From cplusplus.com, I saw that ostream class's member function operator<< looks like this:

ostream& operator<< (bool val);   ostream& operator<< (int val);   

.... and so on.

It does make sense because when you use the Cout object like cout<<x you activate the ostream& operator<< (int val) function, so you actually use the << operator on Cout object. This is very much like every other operator and sends the int variable to the function. What is the difference and what exactly happens when I want to stream an object of my own? Why does the syntax is suddenly ostream& operator<< (**ostream &os**, object ob)? Why do I need to add the ostream var? I am still using cout<<ob so whay isnt it just ostream& operator<< (object obj)? All I pass is my object. The cout object is allready there.

operator<< is generally defined as a free function; that is, not a member function. Since it is an overloaded binary operator, that means it get's its left argument first and its right argument second.

The operator<< traditionally returns a reference to its left argument to enable the idiomatic chain of output.

To make it obvious to the reader, I tend to define my operator overloads using the lhs and rhs abbreviations; an operator<< would look similar to this, for some type T.
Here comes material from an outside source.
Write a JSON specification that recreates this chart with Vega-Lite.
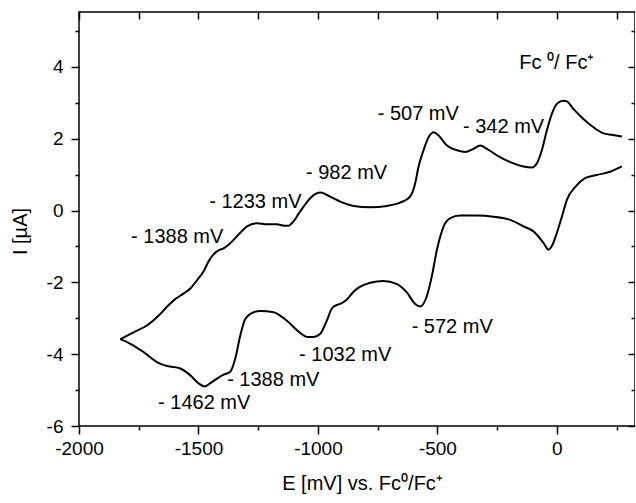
{
  "$schema": "https://vega.github.io/schema/vega-lite/v6.json",
  "autosize": {"type": "none"},
  "padding": {"left": 79, "top": 12, "right": 0, "bottom": 77},
  "width": 556,
  "height": 414,
  "background": "white",
  "config": {
    "view": {"stroke": "black", "strokeWidth": 1.5},
    "font": "Liberation Sans",
    "axis": {"domain": false, "grid": false, "tickColor": "black", "tickWidth": 1.5, "labelColor": "black", "titleColor": "black", "labelFont": "Liberation Sans", "titleFont": "Liberation Sans", "labelFontSize": 19, "titleFontSize": 20, "titleFontWeight": "normal"}
  },
  "resolve": {"axis": {"x": "independent", "y": "independent"}},
  "layer": [
    {
      "data": {"values": [
        {"branch": "a", "E": -1827, "I": -3.58},
        {"branch": "a", "E": -1772, "I": -3.39},
        {"branch": "a", "E": -1716, "I": -3.2},
        {"branch": "a", "E": -1660, "I": -2.88},
        {"branch": "a", "E": -1632, "I": -2.68},
        {"branch": "a", "E": -1600, "I": -2.48},
        {"branch": "a", "E": -1560, "I": -2.3},
        {"branch": "a", "E": -1534, "I": -2.17},
        {"branch": "a", "E": -1505, "I": -1.93},
        {"branch": "a", "E": -1479, "I": -1.7},
        {"branch": "a", "E": -1458, "I": -1.42},
        {"branch": "a", "E": -1437, "I": -1.22},
        {"branch": "a", "E": -1416, "I": -1.11},
        {"branch": "a", "E": -1395, "I": -1.05},
        {"branch": "a", "E": -1374, "I": -0.95},
        {"branch": "a", "E": -1325, "I": -0.62},
        {"branch": "a", "E": -1297, "I": -0.44},
        {"branch": "a", "E": -1255, "I": -0.35},
        {"branch": "a", "E": -1213, "I": -0.38},
        {"branch": "a", "E": -1172, "I": -0.38},
        {"branch": "a", "E": -1140, "I": -0.42},
        {"branch": "a", "E": -1123, "I": -0.42},
        {"branch": "a", "E": -1102, "I": -0.3},
        {"branch": "a", "E": -1080, "I": -0.08},
        {"branch": "a", "E": -1060, "I": 0.11},
        {"branch": "a", "E": -1025, "I": 0.39},
        {"branch": "a", "E": -990, "I": 0.5},
        {"branch": "a", "E": -949, "I": 0.39},
        {"branch": "a", "E": -907, "I": 0.25},
        {"branch": "a", "E": -851, "I": 0.13},
        {"branch": "a", "E": -781, "I": 0.09},
        {"branch": "a", "E": -711, "I": 0.13},
        {"branch": "a", "E": -656, "I": 0.22},
        {"branch": "a", "E": -614, "I": 0.39},
        {"branch": "a", "E": -593, "I": 0.76},
        {"branch": "a", "E": -579, "I": 1.22},
        {"branch": "a", "E": -558, "I": 1.68},
        {"branch": "a", "E": -537, "I": 2.04},
        {"branch": "a", "E": -516, "I": 2.18},
        {"branch": "a", "E": -495, "I": 2.09},
        {"branch": "a", "E": -460, "I": 1.81},
        {"branch": "a", "E": -418, "I": 1.68},
        {"branch": "a", "E": -384, "I": 1.63},
        {"branch": "a", "E": -349, "I": 1.72},
        {"branch": "a", "E": -321, "I": 1.81},
        {"branch": "a", "E": -293, "I": 1.72},
        {"branch": "a", "E": -251, "I": 1.54},
        {"branch": "a", "E": -195, "I": 1.35},
        {"branch": "a", "E": -140, "I": 1.23},
        {"branch": "a", "E": -105, "I": 1.2},
        {"branch": "a", "E": -84, "I": 1.31},
        {"branch": "a", "E": -63, "I": 1.68},
        {"branch": "a", "E": -42, "I": 2.23},
        {"branch": "a", "E": -21, "I": 2.69},
        {"branch": "a", "E": 0, "I": 2.97},
        {"branch": "a", "E": 25, "I": 3.06},
        {"branch": "a", "E": 42, "I": 3.04},
        {"branch": "a", "E": 69, "I": 2.83},
        {"branch": "a", "E": 111, "I": 2.55},
        {"branch": "a", "E": 153, "I": 2.32},
        {"branch": "a", "E": 195, "I": 2.15},
        {"branch": "a", "E": 230, "I": 2.11},
        {"branch": "a", "E": 272, "I": 2.06},
        {"branch": "b", "E": -1827, "I": -3.58},
        {"branch": "b", "E": -1785, "I": -3.71},
        {"branch": "b", "E": -1730, "I": -3.94},
        {"branch": "b", "E": -1674, "I": -4.22},
        {"branch": "b", "E": -1632, "I": -4.33},
        {"branch": "b", "E": -1600, "I": -4.36},
        {"branch": "b", "E": -1576, "I": -4.4},
        {"branch": "b", "E": -1534, "I": -4.59},
        {"branch": "b", "E": -1500, "I": -4.81},
        {"branch": "b", "E": -1474, "I": -4.9},
        {"branch": "b", "E": -1451, "I": -4.81},
        {"branch": "b", "E": -1423, "I": -4.68},
        {"branch": "b", "E": -1395, "I": -4.57},
        {"branch": "b", "E": -1367, "I": -4.49},
        {"branch": "b", "E": -1346, "I": -4.12},
        {"branch": "b", "E": -1325, "I": -3.48},
        {"branch": "b", "E": -1304, "I": -3.02},
        {"branch": "b", "E": -1269, "I": -2.83},
        {"branch": "b", "E": -1241, "I": -2.8},
        {"branch": "b", "E": -1186, "I": -2.83},
        {"branch": "b", "E": -1130, "I": -3.07},
        {"branch": "b", "E": -1074, "I": -3.41},
        {"branch": "b", "E": -1046, "I": -3.52},
        {"branch": "b", "E": -1018, "I": -3.52},
        {"branch": "b", "E": -990, "I": -3.43},
        {"branch": "b", "E": -962, "I": -3.05},
        {"branch": "b", "E": -941, "I": -2.72},
        {"branch": "b", "E": -921, "I": -2.63},
        {"branch": "b", "E": -900, "I": -2.58},
        {"branch": "b", "E": -879, "I": -2.48},
        {"branch": "b", "E": -851, "I": -2.26},
        {"branch": "b", "E": -781, "I": -2.01},
        {"branch": "b", "E": -726, "I": -1.96},
        {"branch": "b", "E": -669, "I": -2.05},
        {"branch": "b", "E": -628, "I": -2.28},
        {"branch": "b", "E": -593, "I": -2.6},
        {"branch": "b", "E": -572, "I": -2.67},
        {"branch": "b", "E": -544, "I": -2.38},
        {"branch": "b", "E": -523, "I": -1.82},
        {"branch": "b", "E": -502, "I": -1.09},
        {"branch": "b", "E": -488, "I": -0.72},
        {"branch": "b", "E": -474, "I": -0.44},
        {"branch": "b", "E": -446, "I": -0.21},
        {"branch": "b", "E": -405, "I": -0.14},
        {"branch": "b", "E": -335, "I": -0.14},
        {"branch": "b", "E": -265, "I": -0.17},
        {"branch": "b", "E": -195, "I": -0.26},
        {"branch": "b", "E": -140, "I": -0.44},
        {"branch": "b", "E": -98, "I": -0.58},
        {"branch": "b", "E": -56, "I": -0.9},
        {"branch": "b", "E": -35, "I": -1.09},
        {"branch": "b", "E": -21, "I": -0.99},
        {"branch": "b", "E": 0, "I": -0.62},
        {"branch": "b", "E": 21, "I": -0.17},
        {"branch": "b", "E": 42, "I": 0.3},
        {"branch": "b", "E": 77, "I": 0.66},
        {"branch": "b", "E": 118, "I": 0.9},
        {"branch": "b", "E": 167, "I": 0.99},
        {"branch": "b", "E": 223, "I": 1.08},
        {"branch": "b", "E": 272, "I": 1.23}
      ]},
      "mark": {"type": "line", "color": "black", "strokeWidth": 2, "interpolate": "monotone", "clip": true},
      "encoding": {
        "x": {"field": "E", "type": "quantitative",
          "scale": {"domain": [-2000, 327], "nice": false, "zero": false},
          "axis": {"orient": "bottom", "title": "E [mV] vs. Fc\u2070/Fc\u207a",
            "values": [-2000, -1750, -1500, -1250, -1000, -750, -500, -250, 0, 250],
            "labelExpr": "datum.value % 500 === 0 ? '' + datum.value : ''",
            "tickSize": {"condition": {"test": "datum.value % 500 !== 0", "value": 4}, "value": 8},
            "labelPadding": 5, "titlePadding": 15, "titleX": 283, "labelFlush": false}},
        "y": {"field": "I", "type": "quantitative",
          "scale": {"domain": [-6, 5.53], "nice": false, "zero": false},
          "axis": {"orient": "left", "title": "I [\u00b5A]",
            "values": [-6, -5, -4, -3, -2, -1, 0, 1, 2, 3, 4, 5],
            "labelExpr": "datum.value % 2 === 0 ? '' + datum.value : ''",
            "tickSize": {"condition": {"test": "datum.value % 2 !== 0", "value": 4}, "value": 8},
            "labelPadding": 8, "titlePadding": 16, "titleY": 219}},
        "detail": {"field": "branch", "type": "nominal"}
      }
    },
    {
      "data": {"values": [
        {"label": "- 1388 mV", "E": -1589, "I": -0.73},
        {"label": "- 1233 mV", "E": -1262, "I": 0.25},
        {"label": "- 982 mV", "E": -880, "I": 1.05},
        {"label": "- 507 mV", "E": -580, "I": 2.69},
        {"label": "- 342 mV", "E": -223, "I": 2.34},
        {"label": "Fc \u2070/ Fc\u207a", "E": 0, "I": 4.12},
        {"label": "- 572 mV", "E": -438, "I": -3.25},
        {"label": "- 1032 mV", "E": -886, "I": -4.03},
        {"label": "- 1388 mV", "E": -1187, "I": -4.72},
        {"label": "- 1462 mV", "E": -1476, "I": -5.37}
      ]},
      "mark": {"type": "text", "font": "Liberation Sans", "fontSize": 20, "color": "black", "align": "center", "baseline": "middle"},
      "encoding": {
        "x": {"field": "E", "type": "quantitative",
          "scale": {"domain": [-2000, 327], "nice": false, "zero": false},
          "axis": {"orient": "top", "title": null, "labels": false,
            "values": [-2000, -1750, -1500, -1250, -1000, -750, -500, -250, 0, 250],
            "tickSize": -7}},
        "y": {"field": "I", "type": "quantitative",
          "scale": {"domain": [-6, 5.53], "nice": false, "zero": false},
          "axis": {"orient": "right", "title": null, "labels": false,
            "values": [-6, -5, -4, -3, -2, -1, 0, 1, 2, 3, 4, 5],
            "tickSize": {"condition": {"test": "datum.value % 2 !== 0", "value": -4}, "value": -7}}},
        "text": {"field": "label", "type": "nominal"}
      }
    }
  ]
}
std::ostream& operator<<(std::ostream& lhs, T const& rhs)
{
    // TODO: Do something
    return lhs;
}

As a member function

As with other binary it could be defined as a member function. That is, let us suppose that you with defining your own iostream. Amongst other things, your class declaration may look like this. Again, T is a particular type.

class MyIOStream : public iostream
{

public:
    MyIOStream& operator<<(T const& rhs);

}

In this case operator<< is a member function. It has the same semantics when used as <<.

References

1. Operators in C and C++ - a great summary of all the operators you can overload and their typical arguments.

why do I need to add the ostream var?

I'm sure it's there so that you can chain outputs together:

cout << foo << bar

The first call, cout << foo will result in an ostream reference that can be used for the << bar part.

Some of the stream extractors are members of basic_istream; because they are members, the basic_istream argument is implied. Some of the stream extractors are not members of basic_istream. Because they are not members, the basic_istream argument has to be part of the declaration.

Like this (oversimplified):

class basic_istream {
public:
    basic_istream& operator>>(int& i);
}

basic_istream& operator>>(basic_istream&, std::string& str);

Both can be called in the same way:

int i;
std::cin >> i; // calls basic_istream::operator>>(int&)
std::string str;
std::cin >> str; // calls operator>>(basic_istrea&, std::string&)